Nochevieja
La Nochevieja -tal día como hoy, sin ir más lejos- quiere la fama que se celebre con cotillón, besazos en la boca al sonar las 12 campanadas, brindis, buenos augurios, parabienes, lanzamiento de serpentinas, lluvia de confetis y, madrugada adelante, entre las frecuentes visitas al ambigú, recitales de trompetilla en la oreja del que esté cerca, establecimiento de nuevas relaciones mediante el lenguaje universal del matasuegras, exaltación de la amistad, emocionado recuerdo de la tía que uno tuvo en Alcalá, llanto por su tránsito acaecido el año del Sputnik, exultante proclama del estado de la cuestión, repitiendo machaconamente: "Menudo pedo llevo encima, la madre de Dios". Todas estas fases sin dejar una y por el orden establecido.Las características de cada fase varían según gustos y aficiones. Hay quien prefiere ajumarse de cava y las ilustra de sonoros eructos. Hay quien exige whisky de marca y se mama con el que le echan de garrafa. Hay quien se pega latigazos de coñá, ve dos ambigús y nunca sabe dónde está el bueno. Hay quien la coge de anís, y porque carga delantero, se cree que va en barco.
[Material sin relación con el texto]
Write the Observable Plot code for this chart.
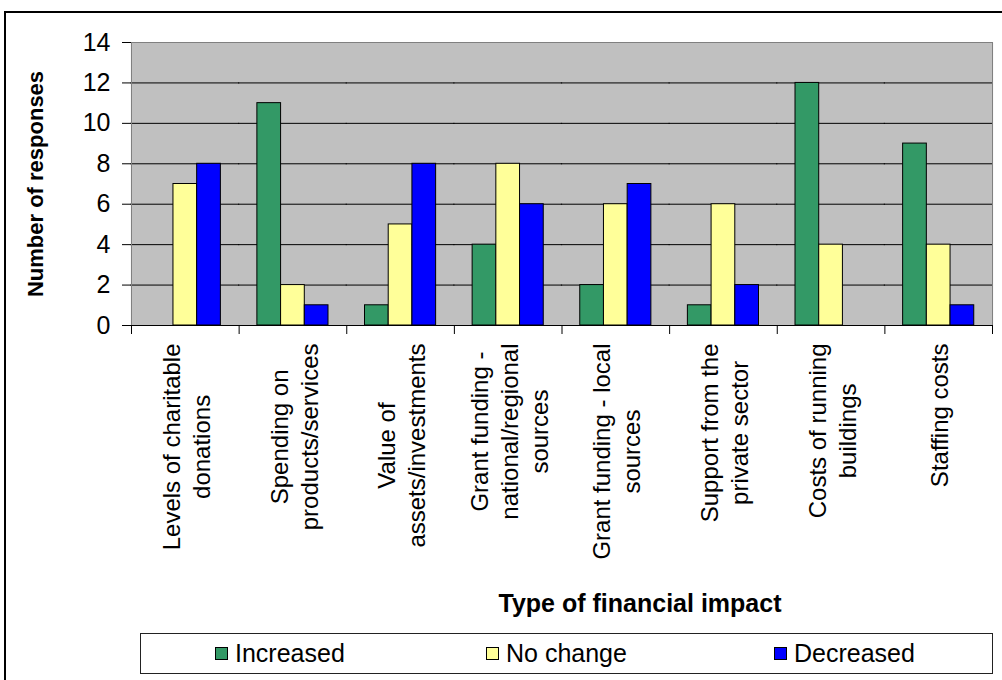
<!DOCTYPE html>
<html><head><meta charset="utf-8">
<script src="https://cdn.jsdelivr.net/npm/d3@7"></script>
<script src="https://cdn.jsdelivr.net/npm/@observablehq/plot@0.6"></script>
<style>
html,body{margin:0;padding:0;background:#fff;overflow:hidden;}
#wrap{position:relative;width:1002px;height:680px;overflow:hidden;font-family:"Liberation Sans",Arial,sans-serif;color:#000;}
#outer{position:absolute;left:4px;top:11px;width:1100px;height:800px;border:2px solid #000;box-sizing:border-box;}
#chart{position:absolute;left:0;top:0;}
#xtitle{position:absolute;left:340px;width:600px;top:591px;height:25px;line-height:25px;text-align:center;font-size:25px;font-weight:bold;}
#legend{position:absolute;left:140px;top:633px;width:853px;height:41px;border:1px solid #222;box-sizing:border-box;background:#fff;}
.item{position:absolute;top:0;height:39px;display:flex;align-items:center;font-size:25px;white-space:nowrap;}
.sw{width:11px;height:11px;border:1px solid #000;margin-right:7px;flex:none;}
</style></head>
<body><div id="wrap"><div id="outer"></div><div id="chart"></div><div id="xtitle"></div><div id="legend"></div></div>
<script>
const categories = [
  "Levels of charitable\ndonations",
  "Spending on\nproducts/services",
  "Value of\nassets/investments",
  "Grant funding -\nnational/regional\nsources",
  "Grant funding - local\nsources",
  "Support from the\nprivate sector",
  "Costs of running\nbuildings",
  "Staffing costs"
];
const increased = [0, 11, 1, 4, 2, 1, 12, 9];
const noChange  = [7, 2, 5, 8, 6, 6, 4, 4];
const decreased = [8, 1, 8, 6, 7, 2, 0, 1];
const seriesNames = ["Increased", "No change", "Decreased"];
const seriesColors = ["#339966", "#FFFF99", "#0000FF"];
const yTicks = [0, 2, 4, 6, 8, 10, 12, 14];
const yTitle = "Number of responses";
const xTitle = "Type of financial impact";

const rows = [];
categories.forEach((c, i) => {
  [increased, noChange, decreased].forEach((arr, s) => {
    rows.push({category: c, series: seriesNames[s], value: arr[i]});
  });
});

const W = 1002, H = 620, mL = 131, mR = 10, mT = 42, mB = H - 325;
const bw = (W - mL - mR) / categories.length;
const font = '"Liberation Sans", Arial, sans-serif';
const ctx = document.createElement("canvas").getContext("2d");
ctx.font = "24px " + font;

const labelMarks = categories.map(c => {
  const maxW = d3.max(c.split("\n"), l => ctx.measureText(l).width);
  return Plot.text([c], {
    fx: d => d, text: d => d, frameAnchor: "bottom", rotate: -90,
    textAnchor: "middle", lineAnchor: "middle", lineHeight: 1.25,
    fontSize: 24, dy: 18 + maxW / 2, fill: "#000"
  });
});

const chart = Plot.plot({
  width: W, height: H,
  marginLeft: mL, marginRight: mR, marginTop: mT, marginBottom: mB,
  style: {fontFamily: font, background: "transparent", color: "#000"},
  fx: {domain: categories, paddingInner: 0, paddingOuter: 0, round: false},
  x: {domain: seriesNames, paddingInner: 0, paddingOuter: 0.77, round: false, axis: null},
  y: {domain: [0, 14]},
  color: {domain: seriesNames, range: seriesColors},
  marks: [
    Plot.frame({fill: "#C0C0C0", stroke: "none", insetLeft: -0.6, insetRight: -0.6}),
    Plot.ruleY(yTicks.filter(v => v > 0 && v < 14), {stroke: "#000", strokeWidth: 1, insetLeft: -0.6, insetRight: -0.6}),
    Plot.ruleY([14], {stroke: "#808080", strokeWidth: 1, insetLeft: -0.6, insetRight: -0.6}),
    Plot.gridFx({ticks: [categories[0]], dx: -bw / 2, stroke: "#808080", strokeOpacity: 1}),
    Plot.gridFx({ticks: [categories[categories.length - 1]], dx: bw / 2, stroke: "#808080", strokeOpacity: 1}),
    Plot.barY(rows.filter(d => d.value > 0), {fx: "category", x: "series", y: "value", fill: "series", stroke: "#000", strokeWidth: 1}),
    Plot.ruleY([0], {stroke: "#000", strokeWidth: 1, insetLeft: -0.6, insetRight: -0.6}),
    Plot.axisY({ticks: yTicks, tickSize: 9, tickPadding: 12, fontSize: 25, label: null, tickFormat: d => String(d), stroke: "#000"}),
    Plot.axisY({ticks: [], label: yTitle, labelArrow: false, labelAnchor: "center", labelOffset: 104, fontSize: 22, fontWeight: "bold"}),
    Plot.axisFx({anchor: "bottom", tickSize: 9, tickFormat: () => "", dx: -bw / 2, label: null, stroke: "#000"}),
    Plot.axisFx({anchor: "bottom", ticks: [categories[categories.length - 1]], tickSize: 9, tickFormat: () => "", dx: bw / 2, label: null, stroke: "#000"}),
    ...labelMarks
  ]
});
document.getElementById("chart").appendChild(chart);
document.getElementById("xtitle").textContent = xTitle;

const legend = document.getElementById("legend");
const legendLeft = [74, 345, 633];
seriesNames.forEach((s, i) => {
  const it = document.createElement("div");
  it.className = "item";
  it.style.left = legendLeft[i] + "px";
  const sw = document.createElement("div");
  sw.className = "sw";
  sw.style.background = seriesColors[i];
  const tx = document.createElement("span");
  tx.textContent = s;
  it.appendChild(sw); it.appendChild(tx);
  legend.appendChild(it);
});
</script>
</body></html>
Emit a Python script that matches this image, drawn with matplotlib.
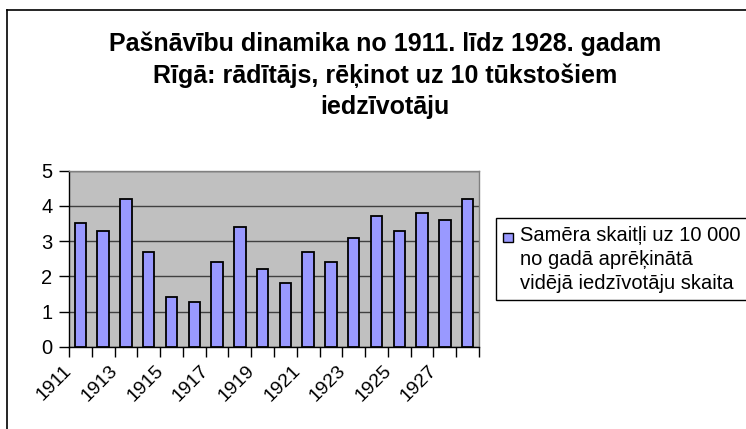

Hay quien prueba de todo un poco (más bien mucho), y acaba subido a la 6alaustrada del balcón cantando La traviata.
Luego irrumpe la mañana, fría e intempestiva, y todo el mundo regresa a su casa, si es que la encuentra.
Así ha sido siempre y así será, por la consumación de los siglos.
Este año, sin embargo, ofrece además una sensacional novedad. Si, cuando la gente salga del cotillón, ve los perros atados con longaniza, no es porque esté borracha; es porque, ¡al fin!, ha llegado 1992. Y la juerga sigue. ¡Alegría, alegría!